Lewis was cut from the same cloth as Macklin, charming and unreliable with a motoring life which included ownership of the 16-cylinder Maserati, the Bugatti Royale (pictured by Klem again at Brighton Speed Trials with a policeman inspecting it) and the Tojeiro-Jaguar, which cost Charles’s sister-in-law her life at Brighton.

Fifty years ago I bought a tin trunk in Portobello Road which turned out to be full of the house-clearance detritus of Charles Lewis’s convoluted life. It was bulging with letters, photos of hundreds of cars as well as his own short stories. It also included much that he had written about the Duke of Windsor and Wallis Simpson, springing from his assistance to them during their postwar exile in Antibes.

I still have it all. As a writer, I briefly considered turning it into a non-fiction account but in the end decided that nobody would believe it so instead used some of it as the fuel for a novel, Knowing Max.

That prompted some unexpected letters from old racing comrades who quickly recognised who Max had to be.

James Long
Blagdon, Somerset

In the Nineties I attended the German GP at Hockenheim, and spectated from the back country part of the circuit. I was taken aback by the number of German spectators who set off rockets each time Michael Schumacher drove past. Quite dramatic, and it added to the atmosphere (figuratively, and literally). But the behaviour of Verstappen fans at this year’s Austrian GP takes this to an unacceptable level. Setting off flares to the extent that clouds of orange smoke waft over the circuit risks affecting drivers’ vision. Marine flares have to be treated with circumspection – not sure

I would want someone, possibly high on energy drinks or booze, setting one off next to me! Time for pyrotechnics at the race track to be banned, I feel.

Paul Smiddy
Woodbridge, Suffolk

I know Motor Sport didn’t cover drag racing way back then, but reading Mike Dodman’s letter last month reminded me of when I covered the early events at Santa Pod and most of the others run by the NDRC for a few years at Silverstone, Snetterton, Wroughton and Gosport – and others I can no longer remember. I was doing this for both Motoring News and Autosport, who wanted separate reports with a different contributor name, so I was John Dickson for Autosport and Dick Johnson for Motoring News. Or vice versa.

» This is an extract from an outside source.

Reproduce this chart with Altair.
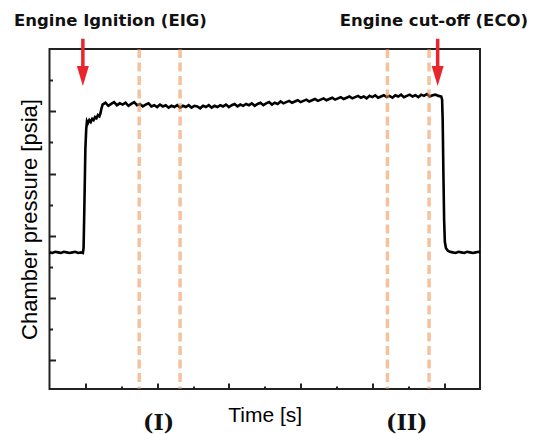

Anyway, this involved writing the same thing twice with suitable variations on an ancient typewriter in the back of the Morris Minor Traveller that was the family car at the time. This was sometimes in the gloom of its single little interior light at each end of the season. These I then dropped in at the two respective editorial offices a few miles apart in London (with suitable roll of film each) on my way home to Beckenham in North Kent. After a couple years of this we would go home first, then I would write them up and go back to London at some ridiculous hour to drop them off at said offices.

It didn’t make much financial sense, but at least we got into the meetings free.

John Dickson
Wrotham Heath, Kent

Interesting article about the floors and venturis on this year’s Formula 1 cars. On the other hand, in the tests of the Porsche Panamera [Taycan the high road] and Lotus Emira [The end of the line for Lotus], when reading through the articles the main question is – where is the engine? These factories have produced cars with the engine in the front and in the rear, but where are the engines in the Panamera and Emira? Very important for understanding the cars’ driving behaviour.